*WHAT YOU ARE ASKED TO DO*.
A single run of lines is to be printed exactly: starting at the line with "Reproduce this chart with Bokeh." and ending at the line with "p.ygrid.visible = False", both included. Leave the pictures out.

*SUPPLIED INFORMATION*.
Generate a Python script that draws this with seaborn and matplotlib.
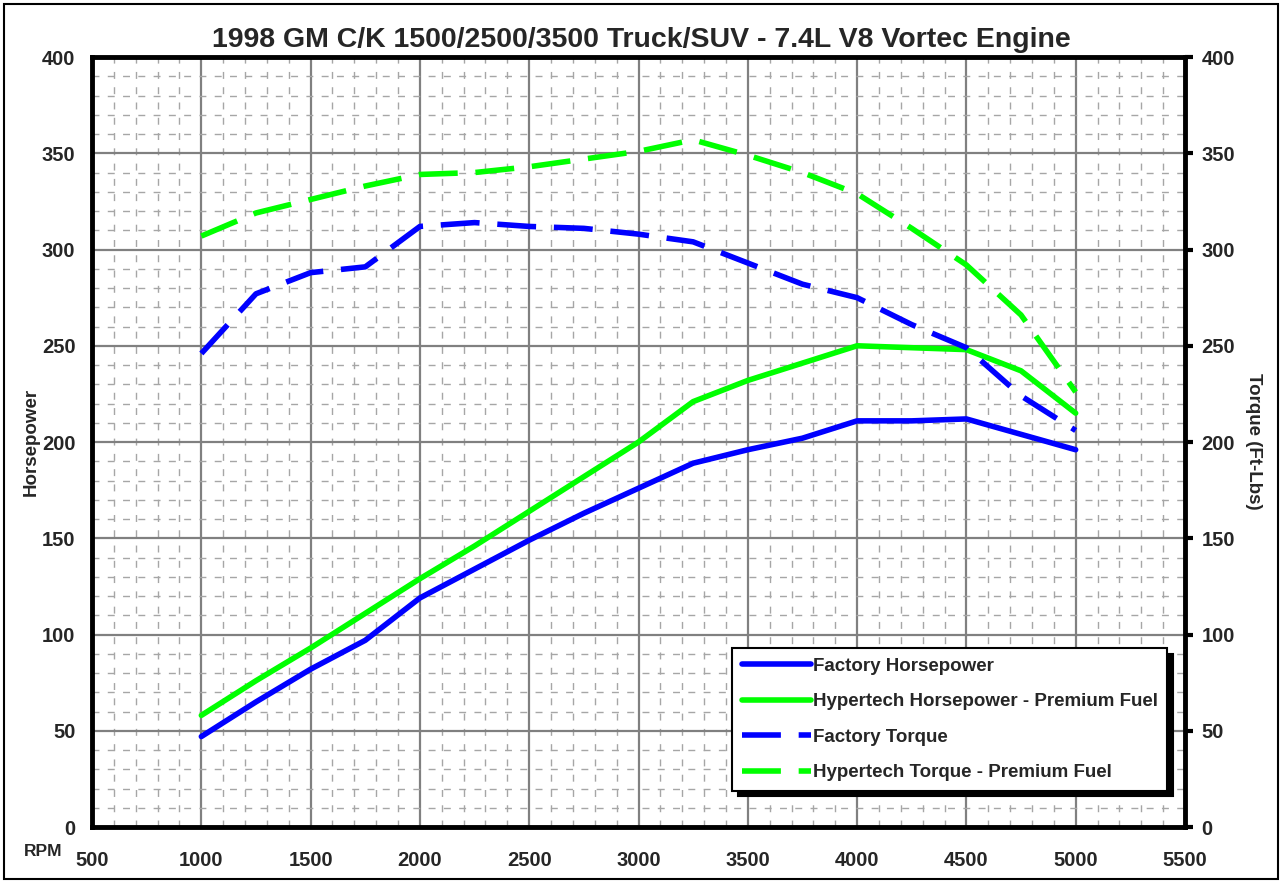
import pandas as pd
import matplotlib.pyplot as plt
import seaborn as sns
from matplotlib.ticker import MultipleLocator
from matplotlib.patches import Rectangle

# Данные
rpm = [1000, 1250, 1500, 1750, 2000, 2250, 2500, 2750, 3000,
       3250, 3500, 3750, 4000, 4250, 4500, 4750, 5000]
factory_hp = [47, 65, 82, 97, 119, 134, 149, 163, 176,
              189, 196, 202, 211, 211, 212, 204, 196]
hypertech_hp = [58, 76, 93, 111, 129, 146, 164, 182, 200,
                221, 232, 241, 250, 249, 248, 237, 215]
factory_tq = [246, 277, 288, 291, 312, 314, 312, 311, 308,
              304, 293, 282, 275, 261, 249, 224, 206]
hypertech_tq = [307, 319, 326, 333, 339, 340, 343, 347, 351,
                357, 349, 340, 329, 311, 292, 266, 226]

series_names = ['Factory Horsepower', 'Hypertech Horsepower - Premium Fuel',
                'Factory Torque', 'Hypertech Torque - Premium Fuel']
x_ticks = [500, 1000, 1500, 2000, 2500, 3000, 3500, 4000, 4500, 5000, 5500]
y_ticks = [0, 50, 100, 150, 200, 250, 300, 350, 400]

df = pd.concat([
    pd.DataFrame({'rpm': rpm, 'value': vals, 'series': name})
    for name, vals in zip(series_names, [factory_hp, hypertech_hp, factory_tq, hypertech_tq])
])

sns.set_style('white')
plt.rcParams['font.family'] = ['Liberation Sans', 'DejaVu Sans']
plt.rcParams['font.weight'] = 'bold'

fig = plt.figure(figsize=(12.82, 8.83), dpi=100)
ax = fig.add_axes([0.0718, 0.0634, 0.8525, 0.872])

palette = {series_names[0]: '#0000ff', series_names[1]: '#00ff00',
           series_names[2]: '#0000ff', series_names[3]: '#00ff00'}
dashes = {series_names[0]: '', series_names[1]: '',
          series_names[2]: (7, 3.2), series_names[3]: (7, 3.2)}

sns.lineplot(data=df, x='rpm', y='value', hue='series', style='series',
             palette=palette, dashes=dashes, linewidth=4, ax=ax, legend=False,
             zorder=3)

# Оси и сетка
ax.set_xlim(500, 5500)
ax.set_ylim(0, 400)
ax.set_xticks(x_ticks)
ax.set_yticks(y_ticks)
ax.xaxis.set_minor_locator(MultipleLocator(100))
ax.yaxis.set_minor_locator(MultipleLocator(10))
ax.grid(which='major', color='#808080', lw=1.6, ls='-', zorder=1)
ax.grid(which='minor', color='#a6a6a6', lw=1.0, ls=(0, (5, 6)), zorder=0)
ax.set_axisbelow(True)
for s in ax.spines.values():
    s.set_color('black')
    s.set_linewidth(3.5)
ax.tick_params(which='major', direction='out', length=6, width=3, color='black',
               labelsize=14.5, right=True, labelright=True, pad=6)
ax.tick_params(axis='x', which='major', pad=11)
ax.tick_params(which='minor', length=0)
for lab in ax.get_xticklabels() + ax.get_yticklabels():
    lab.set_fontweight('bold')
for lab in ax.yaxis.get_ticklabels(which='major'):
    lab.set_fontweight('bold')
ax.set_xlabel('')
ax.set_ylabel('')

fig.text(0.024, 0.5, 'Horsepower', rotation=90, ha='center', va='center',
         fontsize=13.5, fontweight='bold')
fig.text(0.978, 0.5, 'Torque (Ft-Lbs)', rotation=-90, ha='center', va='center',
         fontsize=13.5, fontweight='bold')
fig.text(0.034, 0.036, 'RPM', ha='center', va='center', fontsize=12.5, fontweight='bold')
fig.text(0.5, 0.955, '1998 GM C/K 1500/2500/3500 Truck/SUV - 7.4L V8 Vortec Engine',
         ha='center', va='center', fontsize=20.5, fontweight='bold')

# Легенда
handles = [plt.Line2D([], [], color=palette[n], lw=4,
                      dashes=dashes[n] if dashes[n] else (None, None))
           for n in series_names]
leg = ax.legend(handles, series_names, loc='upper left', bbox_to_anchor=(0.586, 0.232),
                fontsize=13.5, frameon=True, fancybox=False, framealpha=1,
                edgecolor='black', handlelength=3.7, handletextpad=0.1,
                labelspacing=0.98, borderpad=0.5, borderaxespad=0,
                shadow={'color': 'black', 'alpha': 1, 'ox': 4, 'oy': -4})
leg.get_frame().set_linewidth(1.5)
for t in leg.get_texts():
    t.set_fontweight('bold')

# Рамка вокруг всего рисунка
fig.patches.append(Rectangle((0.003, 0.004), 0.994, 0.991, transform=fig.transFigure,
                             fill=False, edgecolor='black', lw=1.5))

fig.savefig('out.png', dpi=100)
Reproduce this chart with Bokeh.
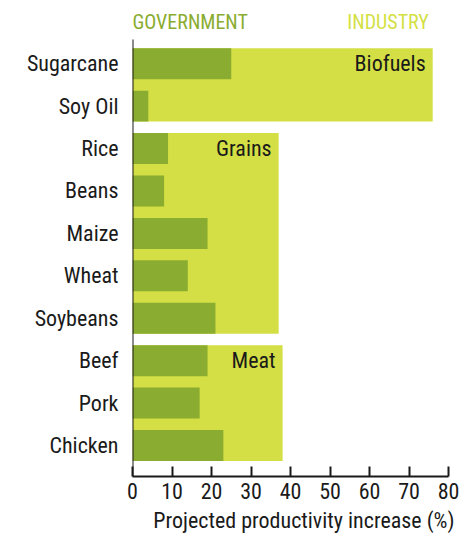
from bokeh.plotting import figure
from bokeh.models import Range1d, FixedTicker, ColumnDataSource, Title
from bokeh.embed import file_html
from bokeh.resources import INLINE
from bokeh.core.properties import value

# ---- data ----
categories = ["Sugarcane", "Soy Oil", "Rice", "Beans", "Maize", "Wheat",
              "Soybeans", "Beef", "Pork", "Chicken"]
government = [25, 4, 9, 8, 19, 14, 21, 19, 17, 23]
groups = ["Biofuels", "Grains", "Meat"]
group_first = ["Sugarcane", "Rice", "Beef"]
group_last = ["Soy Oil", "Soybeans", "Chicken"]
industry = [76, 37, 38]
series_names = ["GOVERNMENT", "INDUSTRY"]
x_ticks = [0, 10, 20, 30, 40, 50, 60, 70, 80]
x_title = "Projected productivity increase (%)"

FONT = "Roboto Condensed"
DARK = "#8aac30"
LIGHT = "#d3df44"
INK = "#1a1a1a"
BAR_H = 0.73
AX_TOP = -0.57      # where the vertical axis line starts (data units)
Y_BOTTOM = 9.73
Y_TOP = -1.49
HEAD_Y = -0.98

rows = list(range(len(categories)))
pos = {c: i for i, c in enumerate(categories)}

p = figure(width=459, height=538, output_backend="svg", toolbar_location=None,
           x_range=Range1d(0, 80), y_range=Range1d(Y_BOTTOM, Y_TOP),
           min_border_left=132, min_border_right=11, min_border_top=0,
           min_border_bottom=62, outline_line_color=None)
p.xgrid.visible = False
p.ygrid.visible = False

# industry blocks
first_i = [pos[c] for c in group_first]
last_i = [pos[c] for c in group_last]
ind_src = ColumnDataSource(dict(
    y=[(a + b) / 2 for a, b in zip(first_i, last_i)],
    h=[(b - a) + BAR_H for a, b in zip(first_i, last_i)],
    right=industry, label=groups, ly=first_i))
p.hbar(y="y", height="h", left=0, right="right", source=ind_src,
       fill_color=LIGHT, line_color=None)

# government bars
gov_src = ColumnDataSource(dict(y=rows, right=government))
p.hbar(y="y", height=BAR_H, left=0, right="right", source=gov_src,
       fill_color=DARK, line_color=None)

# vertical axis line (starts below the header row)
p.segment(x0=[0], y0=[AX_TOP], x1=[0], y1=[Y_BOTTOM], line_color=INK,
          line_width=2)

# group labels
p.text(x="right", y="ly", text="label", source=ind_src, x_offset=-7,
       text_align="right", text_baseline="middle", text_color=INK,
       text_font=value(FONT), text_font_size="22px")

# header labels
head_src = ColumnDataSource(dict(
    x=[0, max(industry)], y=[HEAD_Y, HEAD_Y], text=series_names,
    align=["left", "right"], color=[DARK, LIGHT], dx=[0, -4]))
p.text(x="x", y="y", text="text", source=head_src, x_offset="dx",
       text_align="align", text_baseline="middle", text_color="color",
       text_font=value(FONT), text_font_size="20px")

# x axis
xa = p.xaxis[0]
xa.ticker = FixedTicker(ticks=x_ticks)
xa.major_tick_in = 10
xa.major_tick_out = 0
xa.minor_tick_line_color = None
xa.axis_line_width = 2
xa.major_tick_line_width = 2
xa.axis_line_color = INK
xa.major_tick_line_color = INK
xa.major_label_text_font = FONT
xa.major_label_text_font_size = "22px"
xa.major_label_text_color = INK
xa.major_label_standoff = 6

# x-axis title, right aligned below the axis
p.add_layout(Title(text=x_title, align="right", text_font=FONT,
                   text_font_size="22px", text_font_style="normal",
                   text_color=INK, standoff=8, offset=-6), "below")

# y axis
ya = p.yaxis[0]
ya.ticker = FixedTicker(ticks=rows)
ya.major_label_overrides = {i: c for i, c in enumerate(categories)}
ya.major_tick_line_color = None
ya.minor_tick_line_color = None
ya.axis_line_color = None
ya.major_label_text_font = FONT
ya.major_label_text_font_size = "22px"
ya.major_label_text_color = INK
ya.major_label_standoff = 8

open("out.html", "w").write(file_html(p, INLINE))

*SOLUTION TO THIS TASK*.
Reproduce this chart with Bokeh.
from bokeh.plotting import figure
from bokeh.models import Range1d, FixedTicker, ColumnDataSource, Title
from bokeh.embed import file_html
from bokeh.resources import INLINE
from bokeh.core.properties import value

# ---- data ----
categories = ["Sugarcane", "Soy Oil", "Rice", "Beans", "Maize", "Wheat",
              "Soybeans", "Beef", "Pork", "Chicken"]
government = [25, 4, 9, 8, 19, 14, 21, 19, 17, 23]
groups = ["Biofuels", "Grains", "Meat"]
group_first = ["Sugarcane", "Rice", "Beef"]
group_last = ["Soy Oil", "Soybeans", "Chicken"]
industry = [76, 37, 38]
series_names = ["GOVERNMENT", "INDUSTRY"]
x_ticks = [0, 10, 20, 30, 40, 50, 60, 70, 80]
x_title = "Projected productivity increase (%)"

FONT = "Roboto Condensed"
DARK = "#8aac30"
LIGHT = "#d3df44"
INK = "#1a1a1a"
BAR_H = 0.73
AX_TOP = -0.57      # where the vertical axis line starts (data units)
Y_BOTTOM = 9.73
Y_TOP = -1.49
HEAD_Y = -0.98

rows = list(range(len(categories)))
pos = {c: i for i, c in enumerate(categories)}

p = figure(width=459, height=538, output_backend="svg", toolbar_location=None,
           x_range=Range1d(0, 80), y_range=Range1d(Y_BOTTOM, Y_TOP),
           min_border_left=132, min_border_right=11, min_border_top=0,
           min_border_bottom=62, outline_line_color=None)
p.xgrid.visible = False
p.ygrid.visible = False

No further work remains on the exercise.